I have learned about Galois epoch-making proof that any polynomial of the fifth degree has no solution representable in terms of its coefficients.

Can his proof be simplified and clarified in modern language? If yes, please show that.

Answer 1

More accurately, the result is that the general fifth degree equation \begin{equation} f(x) = x^5 + a_4 x^4 + \cdots + a_1x + a_0 = 0 \end{equation}with coefficients $a_i\in \mathbb{C}$ isn't solvable by radicals. (Some equations, like $x^5 - 1 = 0$ and the less obvious $x^5 + 20x^3 + 20x^2 + 30x + 10$, are easy to solve, and certain special functions can parametrize the solutions.) That is, there isn't a formula combining via coefficients $a_0, \dots, a_4$ by addition, multiplication, and rational powers that gives the zeros of the quintic $f$. Contrast this result to the quadratic formula or the more complicated results in degree $3$ and $4$.

More formally, the idea is as follows. For simplicity, I'm going to take $a_i\in \mathbb{Q}$. The quintic above is said to be solvable by radicals if there exists a tower of fields $K_0 = \mathbb{Q}\subset K_1 \subset \cdots \subset K_n$ such that $K_{i+1} = K_i(\theta_i^{1/{n_i}})$ for some $\theta_i\in K_i$ and integer $n_i > 0$. By standard Galois theory machinery, this condition is equivalent to $G = \text{Gal}(K_n/K_0) = \text{Gal}(L/\mathbb{Q})$ being a solvable group, where $L$ is the splitting field of $f$. The group $G$ acts faithfully by permuting the roots of $f$ and thus embeds in $S_d$ for $d = \deg f$. The groups $S_1, \dots, S_4$ are solvable, but $S_5$ is not. We thus only need to write down some $f$ with $G = S_5$, which can be done with a bit of computation; $f(x) = x^5 - x + 1$ works, I think.
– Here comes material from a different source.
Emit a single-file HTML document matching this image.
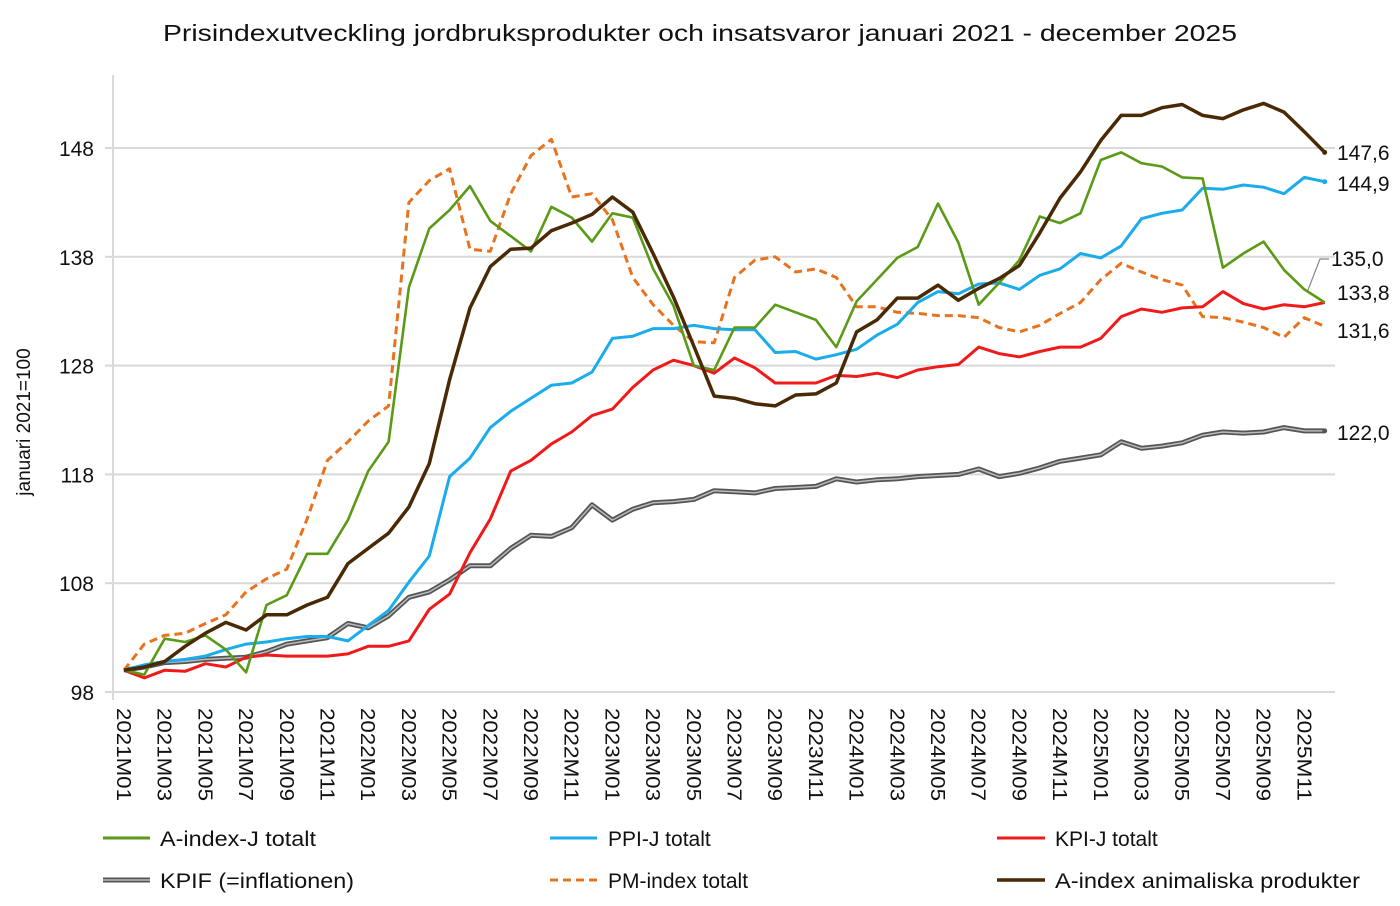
<!DOCTYPE html>
<html><head><meta charset="utf-8"><style>
body{margin:0;background:#fff;width:1400px;height:901px;overflow:hidden}
svg text{font-family:"Liberation Sans",Arial,sans-serif;fill:#111}
</style></head><body>
<svg id="s" width="1400" height="901" xmlns="http://www.w3.org/2000/svg">
<text x="700" y="41" text-anchor="middle" font-size="23" textLength="1074" lengthAdjust="spacingAndGlyphs">Prisindexutveckling jordbruksprodukter och insatsvaror januari 2021 - december 2025</text>
<g id="grid"></g>
<line x1="113" y1="75" x2="113" y2="700" stroke="#d9d9d9" stroke-width="2"/>
<text transform="translate(30,422) rotate(-90)" text-anchor="middle" font-size="19">januari 2021=100</text>
<g id="xl"></g>
<g id="lines"></g>
<g font-size="21">
<text x="1337" y="160">147,6</text>
<text x="1337" y="191">144,9</text>
<text x="1331" y="266">135,0</text>
<text x="1337" y="300">133,8</text>
<text x="1337" y="338">131,6</text>
<text x="1337" y="440">122,0</text>
</g>
<polyline points="1308,290 1320,259 1329,259" fill="none" stroke="#888" stroke-width="1.2"/>
<g font-size="21">
<line x1="103" y1="838" x2="150" y2="838" stroke="#5a9a17" stroke-width="3"/><text x="160" y="846" textLength="156" lengthAdjust="spacingAndGlyphs">A-index-J totalt</text>
<line x1="550" y1="838" x2="597" y2="838" stroke="#1aaceb" stroke-width="3"/><text x="608" y="846">PPI-J totalt</text>
<line x1="997" y1="838" x2="1045" y2="838" stroke="#f01a1a" stroke-width="3"/><text x="1055" y="846">KPI-J totalt</text>
<line x1="103" y1="880" x2="150" y2="880" stroke="#555" stroke-width="5"/><line x1="103" y1="880" x2="150" y2="880" stroke="#bbb" stroke-width="1.5"/><text x="160" y="888" textLength="194" lengthAdjust="spacingAndGlyphs">KPIF (=inflationen)</text>
<line x1="550" y1="880" x2="597" y2="880" stroke="#e8731f" stroke-width="3" stroke-dasharray="8,5"/><text x="608" y="888">PM-index totalt</text>
<line x1="997" y1="880" x2="1045" y2="880" stroke="#4a2a05" stroke-width="3.5"/><text x="1055" y="888" textLength="305" lengthAdjust="spacingAndGlyphs">A-index animaliska produkter</text>
</g>
</svg>
<script>
var NS="http://www.w3.org/2000/svg";
function Y(v){return 148+(148-v)*10.88;}
function X(i){return 124+20.35*i;}
var g=document.getElementById('grid');
[148,138,128,118,108,98].forEach(function(v){
 var l=document.createElementNS(NS,'line');l.setAttribute('x1',105);l.setAttribute('x2',1335);
 l.setAttribute('y1',Y(v));l.setAttribute('y2',Y(v));l.setAttribute('stroke','#d9d9d9');l.setAttribute('stroke-width','2');g.appendChild(l);
 var t=document.createElementNS(NS,'text');t.setAttribute('x',94);t.setAttribute('y',Y(v)+8);t.setAttribute('text-anchor','end');t.setAttribute('font-size','21');t.textContent=v;g.appendChild(t);
});
var xl=document.getElementById('xl');
for(var i=0;i<60;i+=2){var yr=2021+Math.floor(i/12),m=i%12+1;
 var t=document.createElementNS(NS,'text');t.setAttribute('transform','translate('+(X(i)-7)+',708) rotate(90)');
 t.setAttribute('font-size','20');t.setAttribute('textLength','93');t.setAttribute('lengthAdjust','spacingAndGlyphs');t.textContent=yr+'M'+(m<10?'0':'')+m;xl.appendChild(t);}
var D={
gray:[100,100.3,100.7,100.8,101,101.1,101.2,101.7,102.4,102.7,103,104.3,103.9,105,106.7,107.2,108.3,109.6,109.6,111.2,112.4,112.3,113.1,115.2,113.8,114.8,115.4,115.5,115.7,116.5,116.4,116.3,116.7,116.8,116.9,117.6,117.3,117.5,117.6,117.8,117.9,118,118.5,117.8,118.1,118.6,119.2,119.5,119.8,121,120.4,120.6,120.9,121.6,121.9,121.8,121.9,122.3,122,122],
orange:[100,102.4,103.2,103.4,104.3,105.1,107.2,108.4,109.3,113.9,119.3,121,122.9,124.3,143,145,146.1,138.7,138.5,143.8,147.3,148.8,143.5,143.8,141.4,136.1,133.6,131.7,130.2,130.1,136.1,137.7,138,136.6,136.9,136.1,133.4,133.4,132.9,132.8,132.6,132.6,132.4,131.5,131.1,131.7,132.8,133.8,135.9,137.4,136.6,135.9,135.4,132.5,132.4,132,131.5,130.6,132.4,131.6],
green:[100,99.6,102.9,102.6,103.2,101.9,99.8,106,106.9,110.7,110.7,113.8,118.3,121,135.2,140.6,142.3,144.5,141.3,139.9,138.5,142.6,141.6,139.4,142,141.6,136.9,133.5,128,127.6,131.5,131.5,133.6,132.9,132.2,129.7,133.9,135.9,137.9,138.9,142.9,139.3,133.6,135.6,137.7,141.7,141.1,142,146.9,147.6,146.6,146.3,145.3,145.2,137,138.3,139.4,136.8,135,133.8],
blue:[100,100.5,100.8,101,101.3,101.9,102.4,102.6,102.9,103.1,103.1,102.7,104.1,105.5,108.1,110.5,117.8,119.5,122.3,123.8,125,126.2,126.4,127.4,130.5,130.7,131.4,131.4,131.7,131.4,131.3,131.3,129.2,129.3,128.6,129,129.5,130.8,131.8,133.8,134.8,134.6,135.5,135.6,135,136.3,136.9,138.3,137.9,139,141.5,142,142.3,144.3,144.2,144.6,144.4,143.8,145.3,144.9],
red:[100,99.3,100,99.9,100.6,100.3,101.2,101.4,101.3,101.3,101.3,101.5,102.2,102.2,102.7,105.6,107,110.8,113.9,118.3,119.3,120.8,121.9,123.4,124,126,127.6,128.5,128,127.3,128.7,127.8,126.4,126.4,126.4,127.1,127,127.3,126.9,127.6,127.9,128.1,129.7,129.1,128.8,129.3,129.7,129.7,130.5,132.5,133.2,132.9,133.3,133.4,134.8,133.7,133.2,133.6,133.4,133.8],
brown:[100,100.3,100.8,102.2,103.4,104.4,103.7,105.1,105.1,106,106.7,109.8,111.2,112.6,115,119,126.7,133.3,137.1,138.7,138.8,140.4,141.1,141.9,143.5,142.1,138.3,134.3,129.8,125.2,125,124.5,124.3,125.3,125.4,126.4,131.1,132.2,134.2,134.2,135.4,134,135.1,136,137.2,140.2,143.4,145.8,148.7,151,151,151.7,152,151,150.7,151.5,152.1,151.3,149.5,147.6]};
var L=document.getElementById('lines');
function pl(d,st,w,da){var p=document.createElementNS(NS,'polyline');p.setAttribute('points',d.map(function(v,i){return X(i).toFixed(1)+','+Y(v).toFixed(1)}).join(' '));
 p.setAttribute('fill','none');p.setAttribute('stroke',st);p.setAttribute('stroke-width',w);p.setAttribute('stroke-linejoin','round');if(da)p.setAttribute('stroke-dasharray',da);L.appendChild(p);}
pl(D.gray,'#555',5);pl(D.gray,'#bbb',1.5);
pl(D.orange,'#e8731f',3,'8,5');
pl(D.blue,'#1aaceb',3);
pl(D.red,'#f01a1a',3);
pl(D.green,'#5a9a17',2.6);
pl(D.brown,'#4a2a05',3.5);
[[D.brown,'#4a2a05'],[D.blue,'#1aaceb'],[D.gray,'#555']].forEach(function(a){var c=document.createElementNS(NS,'circle');c.setAttribute('cx',X(59));c.setAttribute('cy',Y(a[0][59]));c.setAttribute('r',2.5);c.setAttribute('fill',a[1]);L.appendChild(c);});
</script>
</body></html>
The argument above is the basic proof you'd see in any first Galois theory class, although the original proof preceded Galois by a decade or so. Here's what looks like a description of that proof, though I've only skimmed it myself. There are more modern proofs; Arnol'd, for example, has one with a topological bent, but it boils down (in more concrete terms) to the fact that $S_5$ is not a solvable group.